11. Term and Termination

11.1 Term

The Agreement remains effective for the duration specified in the applicable SOW and may automatically renew unless either party provides notice of non-renewal.

11.2 Termination for Cause

Either party may terminate the Agreement if the other materially breaches the Agreement and fails to cure the breach within thirty (30) days.

11.3 Effect of Termination

Upon termination:

  • Customer access to the Services ends;
  • All licenses granted under this Agreement terminate;
  • Confidential Information must be returned or destroyed as required.

11.4 Survival

Certain provisions, including confidentiality, payment obligations, indemnification, and limitations of liability, survive termination.

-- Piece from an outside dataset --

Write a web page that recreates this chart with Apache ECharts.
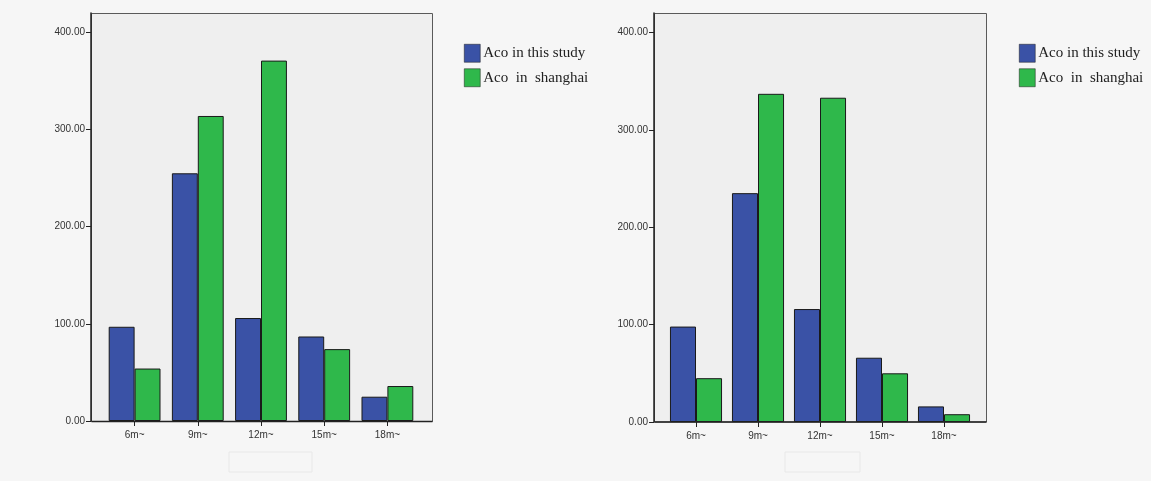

11.5 Transition Assistance

Upon request, Unit21 may provide commercially reasonable migration assistance during a Transition Period, subject to applicable fees.


12. Miscellaneous

Independent Contractors

The parties are independent contractors and not agents or partners.

Notices

Formal notices must be delivered in writing to the addresses specified in the SOW or this Agreement.

Force Majeure

Neither party is liable for delays caused by events beyond reasonable control, excluding payment obligations.

Assignment

Neither party may assign this Agreement without consent, except in connection with mergers, acquisitions, or corporate reorganizations.

Governing Law

This Agreement is governed by the laws of the State of California. Any disputes will be resolved exclusively in the state or federal courts located in San Francisco, California.

Export Compliance

The Customer agrees to comply with all applicable export control laws and regulations.

Entire Agreement

This Agreement, together with any applicable SOWs, constitutes the complete agreement between the parties and supersedes prior discussions or understandings.

Amendments

Any modifications to this Agreement must be made in writing and signed by authorized representatives of both parties.